Lionsgate also has Arbitrage planned for this week. Like the distributor's Margin Call, Arbitrage comes with a ripped-from-the-headlines story - a corrupt hedge-fund magnate finds his empire on the verge of collapse when a major judgment lapse threatens to reveal his past sins. It's bracing stuff, made all the more powerful by Richard Gere's towering lead performance. Despite his marquee idol looks, Gere has always excelled at playing rotters (Internal Affairs, The Hoax), and his Arbitrage work ranks as a different kind of evil, one both flawed and deeply human.

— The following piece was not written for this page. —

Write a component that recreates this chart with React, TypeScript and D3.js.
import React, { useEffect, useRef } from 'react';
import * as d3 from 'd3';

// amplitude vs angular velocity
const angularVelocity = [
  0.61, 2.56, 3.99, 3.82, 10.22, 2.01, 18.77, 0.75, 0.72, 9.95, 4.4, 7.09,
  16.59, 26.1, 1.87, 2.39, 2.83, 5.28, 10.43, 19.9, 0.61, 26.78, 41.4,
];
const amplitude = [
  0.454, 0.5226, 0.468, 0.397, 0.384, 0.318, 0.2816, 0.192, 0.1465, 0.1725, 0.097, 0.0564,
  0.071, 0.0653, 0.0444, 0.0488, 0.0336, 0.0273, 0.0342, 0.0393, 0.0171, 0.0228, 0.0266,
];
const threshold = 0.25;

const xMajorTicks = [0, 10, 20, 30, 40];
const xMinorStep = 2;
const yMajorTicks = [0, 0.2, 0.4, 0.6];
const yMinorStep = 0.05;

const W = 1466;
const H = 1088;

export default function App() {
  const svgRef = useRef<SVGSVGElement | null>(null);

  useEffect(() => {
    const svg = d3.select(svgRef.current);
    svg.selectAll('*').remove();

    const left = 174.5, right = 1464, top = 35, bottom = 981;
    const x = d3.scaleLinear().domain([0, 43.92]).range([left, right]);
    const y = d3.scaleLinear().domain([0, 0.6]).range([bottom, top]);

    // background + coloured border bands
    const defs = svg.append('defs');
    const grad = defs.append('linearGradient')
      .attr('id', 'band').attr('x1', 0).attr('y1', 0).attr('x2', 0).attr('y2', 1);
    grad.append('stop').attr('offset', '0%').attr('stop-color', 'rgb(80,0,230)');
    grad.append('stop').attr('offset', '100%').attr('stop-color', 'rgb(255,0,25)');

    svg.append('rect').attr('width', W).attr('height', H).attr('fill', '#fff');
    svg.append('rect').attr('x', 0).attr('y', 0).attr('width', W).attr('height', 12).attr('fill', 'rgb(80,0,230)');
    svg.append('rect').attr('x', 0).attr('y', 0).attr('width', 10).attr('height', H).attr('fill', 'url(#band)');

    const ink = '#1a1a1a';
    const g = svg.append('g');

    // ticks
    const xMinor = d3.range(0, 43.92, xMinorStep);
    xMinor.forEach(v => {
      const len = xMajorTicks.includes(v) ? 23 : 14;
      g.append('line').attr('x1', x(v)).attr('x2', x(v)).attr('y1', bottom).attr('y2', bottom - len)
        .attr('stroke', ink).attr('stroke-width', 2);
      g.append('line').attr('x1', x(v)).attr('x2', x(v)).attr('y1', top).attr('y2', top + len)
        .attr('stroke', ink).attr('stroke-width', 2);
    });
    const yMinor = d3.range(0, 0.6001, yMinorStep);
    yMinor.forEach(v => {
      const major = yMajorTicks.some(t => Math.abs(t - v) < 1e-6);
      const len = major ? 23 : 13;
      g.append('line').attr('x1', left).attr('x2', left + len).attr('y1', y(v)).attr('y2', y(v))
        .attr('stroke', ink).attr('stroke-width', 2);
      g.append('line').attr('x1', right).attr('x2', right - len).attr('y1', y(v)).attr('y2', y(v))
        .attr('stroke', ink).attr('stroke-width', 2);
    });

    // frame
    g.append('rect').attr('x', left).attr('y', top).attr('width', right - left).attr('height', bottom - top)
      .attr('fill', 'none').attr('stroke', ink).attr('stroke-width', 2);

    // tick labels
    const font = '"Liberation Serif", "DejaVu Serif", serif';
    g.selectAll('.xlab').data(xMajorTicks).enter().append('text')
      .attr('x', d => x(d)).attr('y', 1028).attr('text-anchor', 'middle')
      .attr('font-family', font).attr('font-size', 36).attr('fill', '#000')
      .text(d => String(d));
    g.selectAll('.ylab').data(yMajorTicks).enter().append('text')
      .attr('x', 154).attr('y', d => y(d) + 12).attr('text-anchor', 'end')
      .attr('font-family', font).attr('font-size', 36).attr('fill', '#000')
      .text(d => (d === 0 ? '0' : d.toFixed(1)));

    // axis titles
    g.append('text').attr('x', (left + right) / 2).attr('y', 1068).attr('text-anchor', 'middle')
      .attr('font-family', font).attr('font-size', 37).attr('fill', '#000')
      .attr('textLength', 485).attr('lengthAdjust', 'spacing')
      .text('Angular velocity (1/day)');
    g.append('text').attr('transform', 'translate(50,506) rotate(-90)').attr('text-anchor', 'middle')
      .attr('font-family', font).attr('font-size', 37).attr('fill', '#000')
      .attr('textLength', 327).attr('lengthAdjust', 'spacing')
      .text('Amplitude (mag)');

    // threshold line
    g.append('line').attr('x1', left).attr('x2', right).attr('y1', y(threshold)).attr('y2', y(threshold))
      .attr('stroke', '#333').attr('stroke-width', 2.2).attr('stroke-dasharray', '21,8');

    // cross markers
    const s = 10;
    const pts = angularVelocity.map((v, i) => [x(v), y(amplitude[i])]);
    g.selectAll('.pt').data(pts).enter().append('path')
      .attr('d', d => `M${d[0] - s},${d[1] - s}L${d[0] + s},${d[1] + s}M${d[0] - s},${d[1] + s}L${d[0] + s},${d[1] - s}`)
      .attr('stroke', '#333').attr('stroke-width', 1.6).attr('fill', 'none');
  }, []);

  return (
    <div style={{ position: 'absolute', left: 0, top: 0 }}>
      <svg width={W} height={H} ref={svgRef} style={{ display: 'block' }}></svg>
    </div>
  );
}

As Jeffrey Kauffman writes in his Blu-ray review, "I was sort of half expecting Arbitrage to be another 'weighty' drama a la Margin Call, but for me personally this outing with duplicitous high rollers on Wall Street was a much more satisfying, exciting experience. Part of this is due to the fact that Jarecki is working in several idioms simultaneously, and the cat and mouse game that takes up the central act of the film adds a nice thriller element to the proceedings that Margin Call never had (nor obviously tried to have). Probably also helping this film is the fact that it has one central character, one of the most fascinatingly shaded characters in recent memory, and one whom Gere brings vividly to smarmily elegant life."

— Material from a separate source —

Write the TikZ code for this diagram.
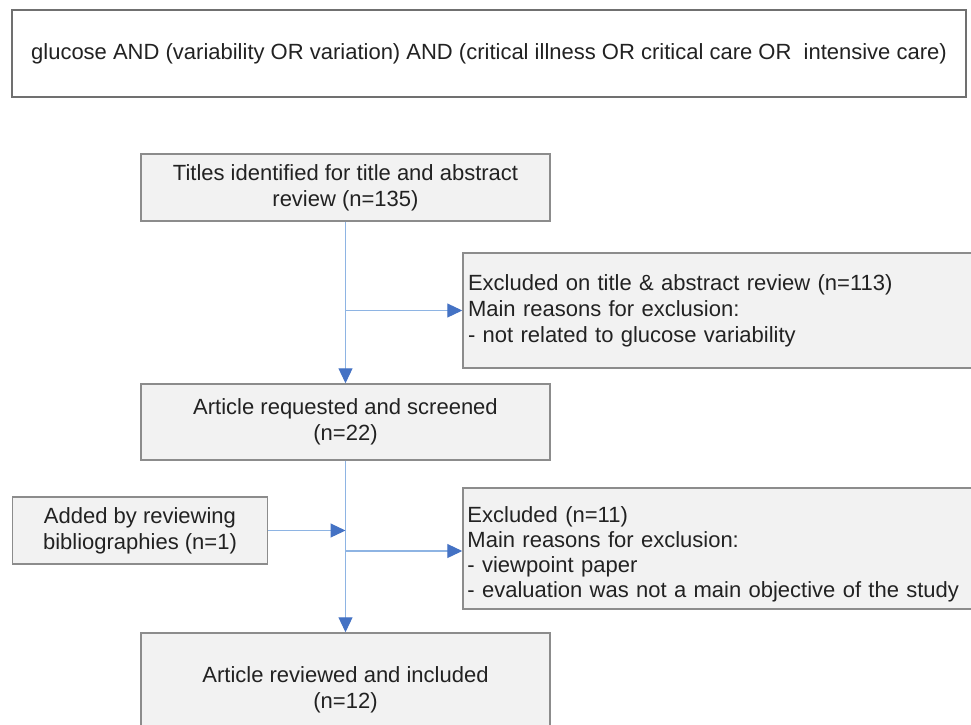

December 31st brings one of the year's best features, the sci-fi actioner Looper. Director Rian Johnson already made a big splash with his Brick and The Brothers Bloom, but Looper finds him taking a quantum leap forward creatively. The film is an exciting and surprisingly profound thriller about a mob assassin (Joseph Gordon-Levitt) forced to confront his future self (Bruce Willis); while their interactions deliver the requisite action beats that Bruce Willis fans expect, Johnson gives this situation real pathos. Gordon-Levitt's angry young man is far more thoughtful than we expect, while Willis delivers a provocative twist on his normal avenging superman. The film takes its violent characters and their actions seriously, and Johnson builds everything to a gut-punch of an ending.
Finally, TV-on-Blu-ray gets another addition through the release of Justified: The Complete Third Season. The second season might rank as one of the great runs of television, with its depiction of the violent, darkly comic feud between U.S. Marshal Raylan Givens (Timothy Olyphant) and genially terrifying crime lord Mags Bennent (Margo Martindale), and Season Three, unfortunately, doesn't reach the same giddy heights. It's too sprawling, too unfocused, and new Big Bad Robert Quarles (Neal McDonough) doesn't have Martindale's tragic grace. But very good Justified is still better than most crime procedurals, and this new season still distinguishes itself through Olyphant's wry leading turn and some of the best writing on TV.
Martin Liebman's Blu-ray review notes that "The series doesn't show a whole lot of added maturity - it exhibited a few growing pains in season one and quickly settled into excellence in season two - but it keeps things moving at a pace that's both country casual and action fast. The acting remains stellar, the scripts polished, and the narrative flow intense. This is quality television that may not be the best thing going today but that does entertain its audience with great stories, strongly-developed characters, and, particular to season three, a dark and devious enemies roster that makes Harlan more dangerous - and more alluring - than ever before."